### Written exercise
Isolate every line in the records below with "matplotlib" in it.

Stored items
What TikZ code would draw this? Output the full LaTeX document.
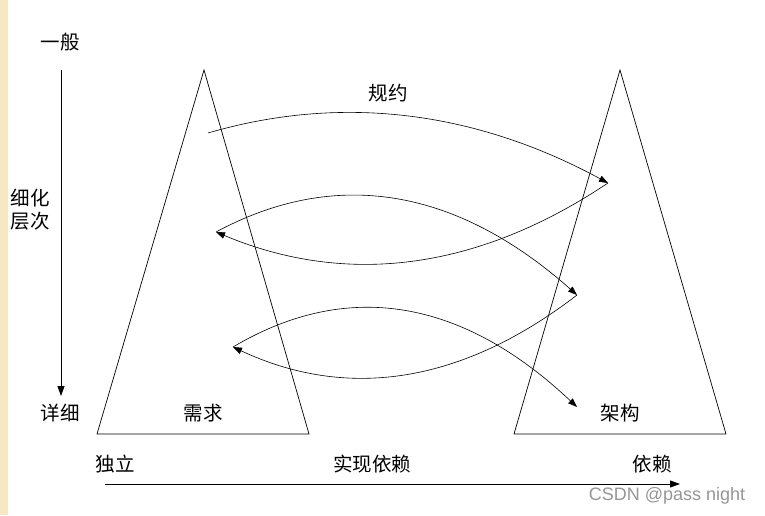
\documentclass[tikz,border=0pt]{standalone}
\usepackage{fontspec}
\newfontfamily\cjk{Noto Sans CJK SC}
\newfontfamily\wmfont{Liberation Sans}
\usetikzlibrary{arrows.meta}
\definecolor{stripc}{RGB}{246,232,196}
\definecolor{markc}{RGB}{150,150,150}
\tikzset{
  lbl/.style={font=\cjk\fontsize{19.5}{23}\selectfont, inner sep=0pt},
  wm/.style={font=\wmfont\fontsize{18}{20}\selectfont, text=markc, inner sep=0pt},
  tri/.style={draw, line width=0.7pt, line join=miter},
  arc/.style={draw, line width=0.6pt, -{Triangle[length=9pt,width=6.5pt]}},
  axis/.style={draw, line width=0.9pt, -{Triangle[length=10pt,width=7pt]}}
}
\begin{document}
\begin{tikzpicture}[x=1pt,y=-1pt]
\useasboundingbox (0,0) rectangle (765,515);
\fill[white] (0,0) rectangle (765,515);
\fill[stripc] (0,0) rectangle (8,515);
% triangles
\draw[tri] (204,70) -- (309,434) -- (97,434) -- cycle;
\draw[tri] (620,70) -- (726,434) -- (514,434) -- cycle;
% labels
\node[lbl] (general) at (60,42) {一般};
\node[lbl] (detail) at (60,413) {详细};
\node[lbl, align=left] (level) at (30,210) {细化\\层次};
\node[lbl] (req) at (203,413) {需求};
\node[lbl] (arch) at (620,413) {架构};
\node[lbl] (indep) at (115,464) {独立};
\node[lbl] (impl) at (372,464) {实现依赖};
\node[lbl] (dep) at (652,464) {依赖};
\node[lbl] (spec) at (388,93) {规约};
\node[wm] (mark) at (667,496) {CSDN @pass night};
% axes
\coordinate (vtop) at (61,70);
\coordinate (vbot) at (61,396);
\coordinate (hl) at (105,484);
\coordinate (hr) at (680,484);
\draw[axis] (vtop) -- (vbot);
\draw[axis] (hl) -- (hr);
% arc end points
\coordinate (a0) at (208,133);
\coordinate (a1) at (608,183);
\coordinate (a2) at (216,232);
\coordinate (a3) at (577,295);
\coordinate (a4) at (233,347);
\coordinate (a5) at (577,407);
\draw[arc] (a0) .. controls (341.3,94.1) and (474.7,110.8) .. (a1);
\draw[arc] (a1) .. controls (477.3,270.3) and (346.7,286.7) .. (a2);
\draw[arc] (a2) .. controls (336.3,167.3) and (456.7,188.3) .. (a3);
\draw[arc] (a3) .. controls (462.3,383.3) and (347.7,400.7) .. (a4);
\draw[arc] (a4) .. controls (347.7,279) and (462.3,299) .. (a5);
\end{tikzpicture}
\end{document}
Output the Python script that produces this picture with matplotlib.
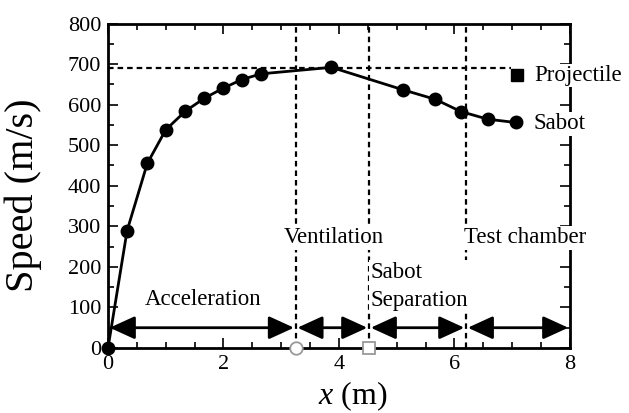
import matplotlib
matplotlib.use("Agg")
import matplotlib.pyplot as plt
from matplotlib import font_manager as fm
from matplotlib.ticker import MultipleLocator

available = set(f.name for f in fm.fontManager.ttflist)
serif = 'DejaVu Serif'
for cand in ['Liberation Serif', 'Tinos', 'Times New Roman', 'TeX Gyre Termes', 'STIXGeneral']:
    if cand in available:
        serif = cand
        break
plt.rcParams['font.family'] = [serif, 'DejaVu Serif']
plt.rcParams['mathtext.fontset'] = 'custom'
plt.rcParams['mathtext.it'] = serif + ':italic'
plt.rcParams['mathtext.rm'] = serif

# Sabot speed data
x_sabot = [0.0, 0.33, 0.68, 1.0, 1.34, 1.67, 2.0, 2.32, 2.65, 3.87, 5.10, 5.67, 6.11, 6.58, 7.06]
v_sabot = [0, 289, 455, 538, 584, 616, 641, 662, 676, 692, 637, 613, 583, 564, 556]

# Projectile
x_proj = [7.08]
v_proj = [673]
proj_level = 690

# Section boundaries
boundaries = [0.0, 3.25, 4.52, 6.2, 8.0]
section_labels = ["Acceleration", "Ventilation", "Sabot\nSeparation", "Test chamber"]

fig = plt.figure(figsize=(6.29, 4.13), dpi=100)
ax = fig.add_axes([0.1717, 0.1574, 0.7345, 0.7856])

ax.set_xlim(0, 8)
ax.set_ylim(0, 800)

dash = (0, (2.5, 1.8))
# dashed reference lines
ax.plot([0, 6.97], [proj_level, proj_level], ls=dash, color='black', lw=1.6, zorder=2)
for b in boundaries[1:4]:
    ax.plot([b, b], [0, 800], ls=dash, color='black', lw=1.6, zorder=2)

# sabot curve
ax.plot(x_sabot, v_sabot, '-o', color='black', lw=2.0, ms=9, zorder=5, clip_on=False)
# projectile
ax.plot(x_proj, v_proj, 's', color='black', ms=8, zorder=5)

# markers on x axis
ax.plot([boundaries[1]], [0], 'o', mfc='white', mec='#999999', ms=9, mew=1.3, clip_on=False, zorder=6)
ax.plot([boundaries[2]], [0], 's', mfc='white', mec='#999999', ms=9, mew=1.3, clip_on=False, zorder=6)

# arrows
for a, b in zip(boundaries[:-1], boundaries[1:]):
    ax.annotate('', xy=(b - 0.03, 50), xytext=(a + 0.03, 50),
                arrowprops=dict(arrowstyle='<|-|>,head_length=0.7,head_width=0.32',
                                color='black', lw=2.0,
                                mutation_scale=22, shrinkA=0, shrinkB=0), zorder=4)

fs = 16.5
bb = dict(facecolor='white', edgecolor='none', pad=1)
ax.text(1.645, 120, section_labels[0], ha='center', va='center', fontsize=fs, bbox=bb, zorder=7)
ax.text(3.91, 272, section_labels[1], ha='center', va='center', fontsize=fs, bbox=bb, zorder=7)
ax.text(4.54, 152, section_labels[2], ha='left', va='center', fontsize=fs, bbox=bb, zorder=7,
        linespacing=1.45)
ax.text(7.22, 272, section_labels[3], ha='center', va='center', fontsize=fs, bbox=bb, zorder=7,
        clip_on=False)
ax.text(7.38, 672, "Projectile", ha='left', va='center', fontsize=fs, bbox=bb, zorder=7, clip_on=False)
ax.text(7.36, 553, "Sabot", ha='left', va='center', fontsize=fs, bbox=bb, zorder=7, clip_on=False)

ax.xaxis.set_major_locator(MultipleLocator(2))
ax.xaxis.set_minor_locator(MultipleLocator(0.5))
ax.yaxis.set_major_locator(MultipleLocator(100))
ax.yaxis.set_minor_locator(MultipleLocator(50))
ax.tick_params(which='both', direction='in', top=True, right=True, labelsize=16, width=1.2)
ax.tick_params(which='major', length=7, pad=5)
ax.tick_params(which='minor', length=4)
for s in ax.spines.values():
    s.set_linewidth(2.0)
    s.set_zorder(3)

ax.set_ylabel("Speed (m/s)", fontsize=29)
ax.yaxis.set_label_coords(-0.143, 0.472)
ax.set_xlabel(r"$x$ (m)", fontsize=23)
ax.xaxis.set_label_coords(0.53, -0.097)

fig.savefig("out.png", dpi=100)
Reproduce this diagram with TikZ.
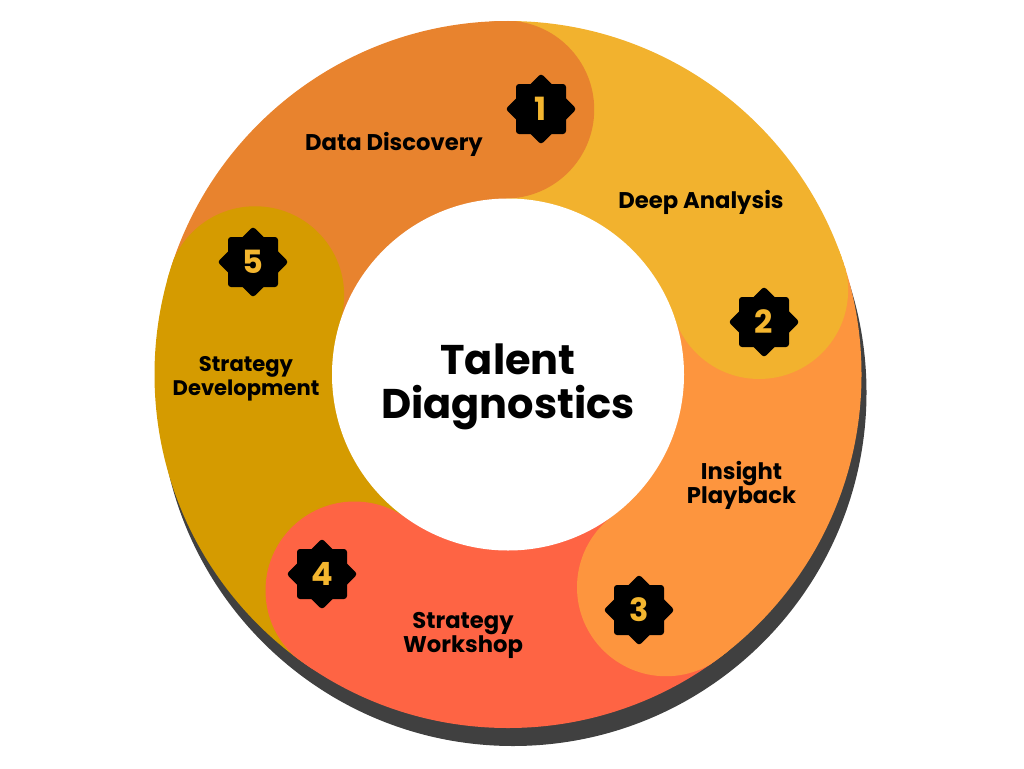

### Task result
Output the Python script that produces this picture with matplotlib.
import matplotlib
matplotlib.use("Agg")
import matplotlib.pyplot as plt
from matplotlib import font_manager as fm
from matplotlib.ticker import MultipleLocator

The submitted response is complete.